*Stated goal*.
Take the lines from the one with "Give me the TikZ source for this diagram." through the one with "(235,545) -- cycle;", both ends kept, and reproduce them exactly without the pictures.

|---|

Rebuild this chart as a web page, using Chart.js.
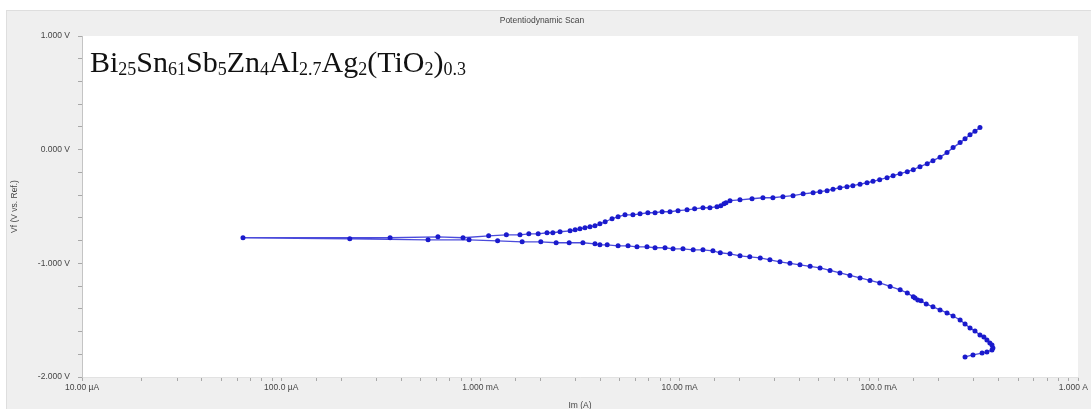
<!DOCTYPE html>
<html>
<head>
<meta charset="utf-8">
<script src="https://cdn.jsdelivr.net/npm/chart.js@4.4.1/dist/chart.umd.min.js"></script>
<style>
  html, body { margin: 0; padding: 0; background: #ffffff; overflow: hidden; }
  canvas { display: block; }
</style>
</head>
<body>
<canvas id="c" width="1091" height="409"></canvas>
<script>
// ---- data (|I| in A, potential in V) ----
const cathodicCurrent = [
  0.271, 0.297, 0.330, 0.349, 0.370, 0.374,
  0.370, 0.361, 0.349, 0.337, 0.322, 0.304, 0.287, 0.271, 0.256, 0.236, 0.220, 0.203, 0.187, 0.173,
  0.163, 0.157, 0.152, 0.149, 0.139, 0.128, 0.114, 0.101, 0.0903, 0.0805, 0.0716, 0.0638, 0.0569,
  0.0507, 0.0452, 0.0402, 0.0358, 0.0319, 0.0284, 0.0254, 0.0225, 0.0201, 0.0179, 0.0160,
  0.0147, 0.0131, 0.0117, 0.0104, 0.00927, 0.00845, 0.00753, 0.00686, 0.00611, 0.00551, 0.00491,
  0.00433, 0.00398, 0.00376, 0.00327, 0.00279, 0.00240, 0.00201, 0.00162, 0.00122, 0.000877,
  0.000546, 0.000221, 0.0000643
];
const cathodicPotential = [
  -1.824, -1.806, -1.789, -1.780, -1.762, -1.744,
  -1.718, -1.700, -1.674, -1.648, -1.630, -1.595, -1.568, -1.533, -1.498, -1.463, -1.436, -1.410, -1.383, -1.357,
  -1.330, -1.322, -1.304, -1.295, -1.260, -1.233, -1.203, -1.172, -1.150, -1.128, -1.106, -1.084, -1.062,
  -1.040, -1.026, -1.013, -1.000, -0.987, -0.969, -0.952, -0.943, -0.934, -0.916, -0.907,
  -0.890, -0.881, -0.881, -0.872, -0.872, -0.863, -0.863, -0.855, -0.855, -0.846, -0.846,
  -0.837, -0.837, -0.828, -0.819, -0.819, -0.819, -0.811, -0.811, -0.802, -0.793,
  -0.793, -0.784, -0.775
];
const anodicCurrent = [
  0.000352, 0.000612, 0.000818, 0.00110, 0.00135, 0.00158, 0.00175, 0.00195, 0.00216, 0.00231,
  0.00251, 0.00282, 0.00299, 0.00316, 0.00335, 0.00355, 0.00376, 0.00398, 0.00423, 0.00458,
  0.00491, 0.00532, 0.00583, 0.00633, 0.00693, 0.00753, 0.00817, 0.00895, 0.00982, 0.0109,
  0.0119, 0.0131, 0.0142, 0.0154, 0.0161, 0.0167, 0.0171, 0.0179, 0.0201, 0.0231,
  0.0262, 0.0294, 0.0330, 0.0371, 0.0417, 0.0468, 0.0507, 0.0550, 0.0589, 0.0638,
  0.0692, 0.0741, 0.0805, 0.0873, 0.0935, 0.101, 0.110, 0.118, 0.128, 0.139,
  0.149, 0.161, 0.175, 0.187, 0.203, 0.220, 0.236, 0.256, 0.271, 0.287, 0.304, 0.322
];
const anodicPotential = [
  -0.775, -0.767, -0.775, -0.758, -0.749, -0.749, -0.740, -0.740, -0.731, -0.731,
  -0.722, -0.714, -0.705, -0.696, -0.687, -0.678, -0.670, -0.652, -0.634, -0.608,
  -0.590, -0.573, -0.573, -0.564, -0.555, -0.555, -0.546, -0.546, -0.537, -0.529,
  -0.520, -0.511, -0.511, -0.502, -0.493, -0.476, -0.467, -0.449, -0.441, -0.432,
  -0.423, -0.423, -0.414, -0.405, -0.388, -0.379, -0.370, -0.361, -0.348, -0.335,
  -0.326, -0.317, -0.304, -0.291, -0.278, -0.264, -0.247, -0.229, -0.211, -0.194,
  -0.176, -0.150, -0.123, -0.097, -0.066, -0.026, 0.018, 0.062, 0.097, 0.132, 0.163, 0.194
];

const xTickLabels = ['10.00 µA', '100.0 µA', '1.000 mA', '10.00 mA', '100.0 mA', '1.000 A'];
const yTickLabels = ['-2.000 V', '-1.000 V', '0.000 V', '1.000 V'];
const chartTitle = 'Potentiodynamic Scan';
const xAxisTitle = 'Im (A)';
const yAxisTitle = 'Vf (V vs. Ref.)';
// formula text: [text, isSubscript]
const formulaParts = [
  ['Bi', 0], ['25', 1], ['Sn', 0], ['61', 1], ['Sb', 0], ['5', 1], ['Zn', 0], ['4', 1],
  ['Al', 0], ['2.7', 1], ['Ag', 0], ['2', 1], ['(TiO', 0], ['2', 1], [')', 0], ['0.3', 1]
];

// ---- build ----
const allCurrent = cathodicCurrent.concat(anodicCurrent);
const allPotential = cathodicPotential.concat(anodicPotential);
const points = allCurrent.map((c, i) => ({ x: c, y: allPotential[i] }));

const smallFont = { family: "'Liberation Sans', Arial, sans-serif", size: 8.5 };
const labelColor = '#454545';

const frame = {
  id: 'frame',
  beforeDraw(chart) {
    const ctx = chart.ctx, a = chart.chartArea;
    ctx.save();
    ctx.fillStyle = '#ffffff';
    ctx.fillRect(0, 0, chart.width, chart.height);
    ctx.fillStyle = '#efefef';
    ctx.fillRect(6, 10, chart.width - 6, chart.height - 10);
    ctx.strokeStyle = '#dedede';
    ctx.lineWidth = 1;
    ctx.strokeRect(6.5, 10.5, chart.width - 6, chart.height - 10);
    ctx.fillStyle = '#ffffff';
    ctx.fillRect(a.left, a.top, a.right - a.left, a.bottom - a.top);
    ctx.restore();
  },
  afterDraw(chart) {
    const ctx = chart.ctx;
    ctx.save();
    ctx.fillStyle = '#111111';
    ctx.textBaseline = 'alphabetic';
    ctx.textAlign = 'left';
    let x = 90;
    const base = 72;
    formulaParts.forEach(([t, sub]) => {
      ctx.font = sub ? "18px 'Liberation Serif', 'Times New Roman', serif"
                     : "30px 'Liberation Serif', 'Times New Roman', serif";
      ctx.fillText(t, x, sub ? base + 3 : base);
      x += ctx.measureText(t).width;
    });
    ctx.restore();
  }
};

new Chart(document.getElementById('c'), {
  type: 'scatter',
  data: {
    datasets: [{
      data: points,
      showLine: true,
      borderColor: 'rgba(30,30,210,0.8)',
      borderWidth: 1.3,
      pointRadius: 2.5,
      pointBorderWidth: 0,
      pointBackgroundColor: '#1a1acc',
      tension: 0
    }]
  },
  options: {
    responsive: false,
    devicePixelRatio: 1,
    animation: false,
    layout: { padding: { left: 6, top: 10, right: 13, bottom: 0 } },
    plugins: {
      legend: { display: false },
      tooltip: { enabled: false },
      title: {
        display: true,
        text: chartTitle,
        color: labelColor,
        font: { family: smallFont.family, size: 8.5, weight: 'normal' },
        padding: { top: 6, bottom: 9.8 }
      }
    },
    scales: {
      x: {
        type: 'logarithmic',
        min: 1e-5,
        max: 1,
        border: { display: true, color: '#e2e2e2' },
        grid: { drawOnChartArea: false, drawTicks: true, tickLength: 4, tickColor: '#a8a8a8' },
        ticks: {
          autoSkip: false,
          maxRotation: 0,
          padding: 2,
          color: labelColor,
          font: smallFont,
          callback: (v) => {
            const l = Math.log10(v);
            if (Math.abs(l - Math.round(l)) < 1e-6) {
              const idx = Math.round(l) + 5;
              if (xTickLabels[idx] === undefined) return '';
              // last label sits fully inside the frame, as in the reference
              return idx === xTickLabels.length - 1 ? xTickLabels[idx] + '    ' : xTickLabels[idx];
            }
            return '';
          }
        },
        title: {
          display: true,
          text: xAxisTitle,
          color: labelColor,
          font: smallFont,
          padding: { top: 0, bottom: -2 }
        },
        afterFit: (s) => { s.height = 32; s.paddingLeft = 0; s.paddingRight = 0; }
      },
      y: {
        type: 'linear',
        min: -2,
        max: 1,
        border: { display: true, color: '#c4c4c4' },
        grid: { drawOnChartArea: false, drawTicks: true, tickLength: 4, tickColor: '#a8a8a8' },
        ticks: {
          stepSize: 0.2,
          autoSkip: false,
          padding: 8,
          color: labelColor,
          font: smallFont,
          callback: (v) => {
            if (Math.abs(v - Math.round(v)) < 1e-6) {
              const idx = Math.round(v) + 2;
              return yTickLabels[idx] !== undefined ? yTickLabels[idx] : '';
            }
            return '';
          }
        },
        title: {
          display: true,
          text: yAxisTitle,
          color: labelColor,
          font: smallFont,
          padding: { top: 4, bottom: 0 }
        },
        afterFit: (s) => { s.width = 76; s.paddingTop = 0; s.paddingBottom = 0; }
      }
    }
  },
  plugins: [frame]
});
</script>
</body>
</html>
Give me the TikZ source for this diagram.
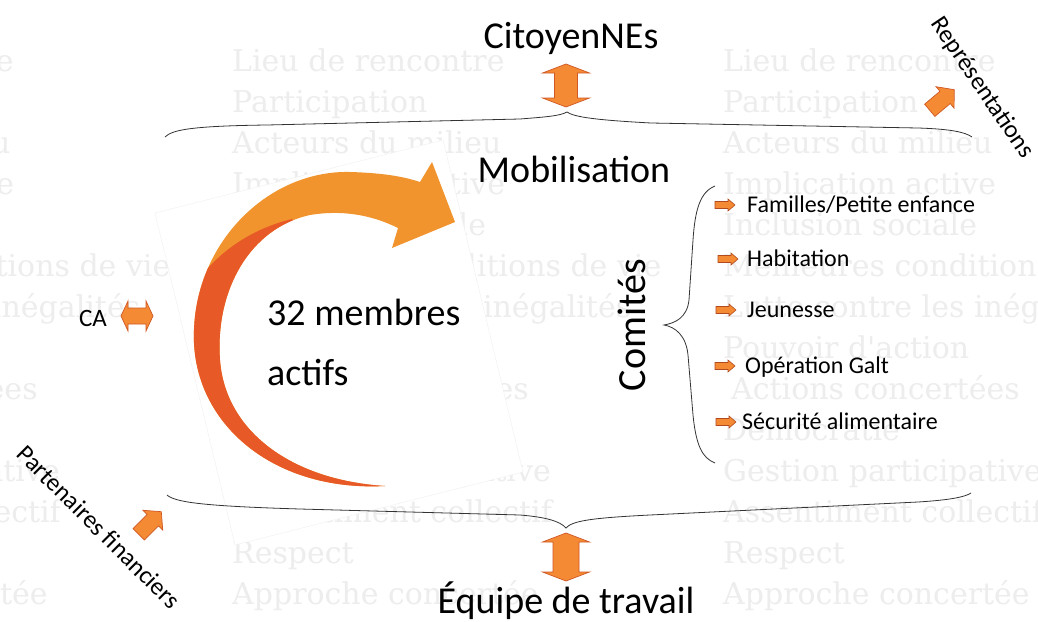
\documentclass[tikz,border=0pt]{standalone}
\usepackage{fontspec}
\setmainfont{Carlito}
\newfontfamily\wmfont{DejaVu Serif}
\usetikzlibrary{calc}
\definecolor{arrfill}{RGB}{245,138,52}
\definecolor{arrline}{RGB}{208,88,36}
\definecolor{bigorange}{RGB}{241,148,46}
\definecolor{bigred}{RGB}{231,90,40}
\def\onearrow[#1]#2(#3:#4:#5:#6:#7){\draw[#1,shift={#2},rotate=#3] (-#4,#7) -- (#4-#5,#7) -- (#4-#5,#6) -- (#4,0) -- (#4-#5,-#6) -- (#4-#5,-#7) -- (-#4,-#7) -- cycle;}
\def\dblarrow[#1]#2(#3:#4:#5:#6:#7){\draw[#1,shift={#2},rotate=#3] (-#4,0) -- (-#4+#5,#6) -- (-#4+#5,#7) -- (#4-#5,#7) -- (#4-#5,#6) -- (#4,0) -- (#4-#5,-#6) -- (#4-#5,-#7) -- (-#4+#5,-#7) -- (-#4+#5,-#6) -- cycle;}
\tikzset{
  wmark/.style={anchor=base west, inner sep=0pt, text=black!7, font=\wmfont\fontsize{30}{36}\selectfont},
  big/.style={inner sep=0pt, font=\fontsize{38}{46}\selectfont},
  item/.style={inner sep=0pt, font=\fontsize{24}{28}\selectfont},
  fatarr/.style={fill=arrfill, draw=arrline, line width=0.7pt},
  bullet/.style={fill=arrfill, draw=arrline!85!black, line width=0.6pt},
  curly/.style={line width=0.8pt, draw=black!80}
}
\begin{document}
\begin{tikzpicture}[x=1pt,y=-1pt]
		\useasboundingbox (0,0) rectangle (1038,621);
		\fill[white] (0,0) rectangle (1038,621);
		
		%%%%% faded words %%%%%
		\begin{scope}
			\clip (0,0) rectangle (1038,621);
			\foreach \cx in {-259,232,723}{
				\foreach \w [count=\i] in {Lieu de rencontre,Participation,Acteurs du milieu,Implication active,Inclusion sociale,Meilleures conditions de vie,Lutte contre les inégalités,Pouvoir d'action,\kern8pt Actions concertées,Démocratie,Gestion participative,Assentiment collectif,Respect,Approche concertée}{
					\node[wmark] at (\cx,71+41*\i-41) {\w};
				}
			}
		\end{scope}
		
		%%%%% picture behind the arrow %%%%%
		\filldraw[white, draw=black!6] (155,213) -- (443,140) -- (523,472) -- (235,545) -- cycle;
		
		%%%%% braces %%%%%
		\coordinate (toptip) at (567,112);
		\coordinate (bottip) at (566,528);
		\draw[curly] (165,137) .. controls (172,130) and (190,126) .. (267,125) -- (520,119) .. controls (545,117) and (560,116) .. (toptip) .. controls (574,117) and (595,120) .. (651,123) -- (918,128) .. controls (950,129) and (965,132) .. (972,137);
		\draw[curly] (167,495) .. controls (175,502) and (200,506) .. (300,509) -- (520,515) .. controls (545,517) and (560,521) .. (bottip) .. controls (572,521) and (590,518) .. (650,515) -- (918,502) .. controls (950,500) and (965,497) .. (971,493);
		\draw[curly] (715,186) .. controls (700,192) and (695,210) .. (693,240) -- (689,300) .. controls (687,318) and (675,323) .. (664,325) .. controls (675,327) and (686,335) .. (688,355) -- (693,415) .. controls (696,445) and (702,458) .. (715,463);
		
		%%%%% big arrow %%%%%
		\fill[bigorange] (385,486) .. controls (270,492) and (190,420) .. (194,330) .. controls (197,240) and (270,170) .. (350,172) .. controls (385,173) and (405,177) .. (420,182) -- (432,162) -- (455,222) -- (392,248) -- (398,228) .. controls (370,214) and (340,210) .. (310,215) .. controls (250,228) and (215,290) .. (220,360) .. controls (225,430) and (290,480) .. (385,486) -- cycle;
		\begin{scope}
			\clip (385,486) .. controls (270,492) and (190,420) .. (194,330) .. controls (197,240) and (270,170) .. (350,172) .. controls (385,173) and (405,177) .. (420,182) -- (432,162) -- (455,222) -- (392,248) -- (398,228) .. controls (370,214) and (340,210) .. (310,215) .. controls (250,228) and (215,290) .. (220,360) .. controls (225,430) and (290,480) .. (385,486) -- cycle;
			\fill[bigred] (305,240) -- (292,219) .. controls (255,228) and (215,250) .. (188,295) -- (150,520) -- (420,520) -- (420,300) -- cycle;
		\end{scope}
		
		%%%%% texts %%%%%
		\node[big, anchor=base] (cit) at (571,48) {CitoyenNEs};
		\node[big, anchor=base] (mob) at (574,182) {Mobilisation};
		\node[big, anchor=base west] (membres) at (267,325) {32 membres};
		\node[big, anchor=base west] (actifs) at ([yshift=-60pt]membres.base west) {actifs};
		\node[big, anchor=base, rotate=90, font=\fontsize{40}{46}\selectfont] (comites) at (645,325) {Comités};
		\node[big, anchor=base] (equipe) at (566,613) {Équipe de travail};
		\node[item, anchor=base, font=\fontsize{25}{28}\selectfont] (ca) at (93,326) {CA};
		\node[item, rotate=-56, font=\fontsize{25}{28}\selectfont] (repr) at (982,88) {Représentations};
		\node[item, rotate=-45, font=\fontsize{25}{28}\selectfont] (part) at (99,527) {Partenaires financiers};
		
		\node[item, anchor=base west] (fam) at (747,212) {Familles/Petite enfance};
		\node[item, anchor=base west] (hab) at (747,266) {Habitation};
		\node[item, anchor=base west] (jeu) at (747,317) {Jeunesse};
		\node[item, anchor=base west] (galt) at (745,373) {Opération Galt};
		\node[item, anchor=base west] (secu) at (742,429) {Sécurité alimentaire};
		
		%%%%% orange arrows %%%%%
		\dblarrow[fatarr]{(566,85.5)}(90:21.5:9:23.5:11.5);
		\dblarrow[fatarr]{(566,557)}(90:24:9:23.5:13);
		\dblarrow[fatarr]{(137,316)}(0:16:7:15:8);
		\onearrow[fatarr]{(942,100)}(40:16:12:14:8);
		\onearrow[fatarr]{(150,523)}(45:16:12:14:8);
		
		\foreach \nm/\dx in {fam/22,hab/19,jeu/21,galt/20,secu/16}
			\onearrow[bullet]{($(\nm.base west)+(-\dx,-7)$)}(0:10:7:6:3.5);
		
	\end{tikzpicture}
\end{document}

|---|

*Written answer*.
Give me the TikZ source for this diagram.
\documentclass[tikz,border=0pt]{standalone}
\usepackage{fontspec}
\setmainfont{Carlito}
\newfontfamily\wmfont{DejaVu Serif}
\usetikzlibrary{calc}
\definecolor{arrfill}{RGB}{245,138,52}
\definecolor{arrline}{RGB}{208,88,36}
\definecolor{bigorange}{RGB}{241,148,46}
\definecolor{bigred}{RGB}{231,90,40}
\def\onearrow[#1]#2(#3:#4:#5:#6:#7){\draw[#1,shift={#2},rotate=#3] (-#4,#7) -- (#4-#5,#7) -- (#4-#5,#6) -- (#4,0) -- (#4-#5,-#6) -- (#4-#5,-#7) -- (-#4,-#7) -- cycle;}
\def\dblarrow[#1]#2(#3:#4:#5:#6:#7){\draw[#1,shift={#2},rotate=#3] (-#4,0) -- (-#4+#5,#6) -- (-#4+#5,#7) -- (#4-#5,#7) -- (#4-#5,#6) -- (#4,0) -- (#4-#5,-#6) -- (#4-#5,-#7) -- (-#4+#5,-#7) -- (-#4+#5,-#6) -- cycle;}
\tikzset{
  wmark/.style={anchor=base west, inner sep=0pt, text=black!7, font=\wmfont\fontsize{30}{36}\selectfont},
  big/.style={inner sep=0pt, font=\fontsize{38}{46}\selectfont},
  item/.style={inner sep=0pt, font=\fontsize{24}{28}\selectfont},
  fatarr/.style={fill=arrfill, draw=arrline, line width=0.7pt},
  bullet/.style={fill=arrfill, draw=arrline!85!black, line width=0.6pt},
  curly/.style={line width=0.8pt, draw=black!80}
}
\begin{document}
\begin{tikzpicture}[x=1pt,y=-1pt]
		\useasboundingbox (0,0) rectangle (1038,621);
		\fill[white] (0,0) rectangle (1038,621);
		
		%%%%% faded words %%%%%
		\begin{scope}
			\clip (0,0) rectangle (1038,621);
			\foreach \cx in {-259,232,723}{
				\foreach \w [count=\i] in {Lieu de rencontre,Participation,Acteurs du milieu,Implication active,Inclusion sociale,Meilleures conditions de vie,Lutte contre les inégalités,Pouvoir d'action,\kern8pt Actions concertées,Démocratie,Gestion participative,Assentiment collectif,Respect,Approche concertée}{
					\node[wmark] at (\cx,71+41*\i-41) {\w};
				}
			}
		\end{scope}
		
		%%%%% picture behind the arrow %%%%%
		\filldraw[white, draw=black!6] (155,213) -- (443,140) -- (523,472) -- (235,545) -- cycle;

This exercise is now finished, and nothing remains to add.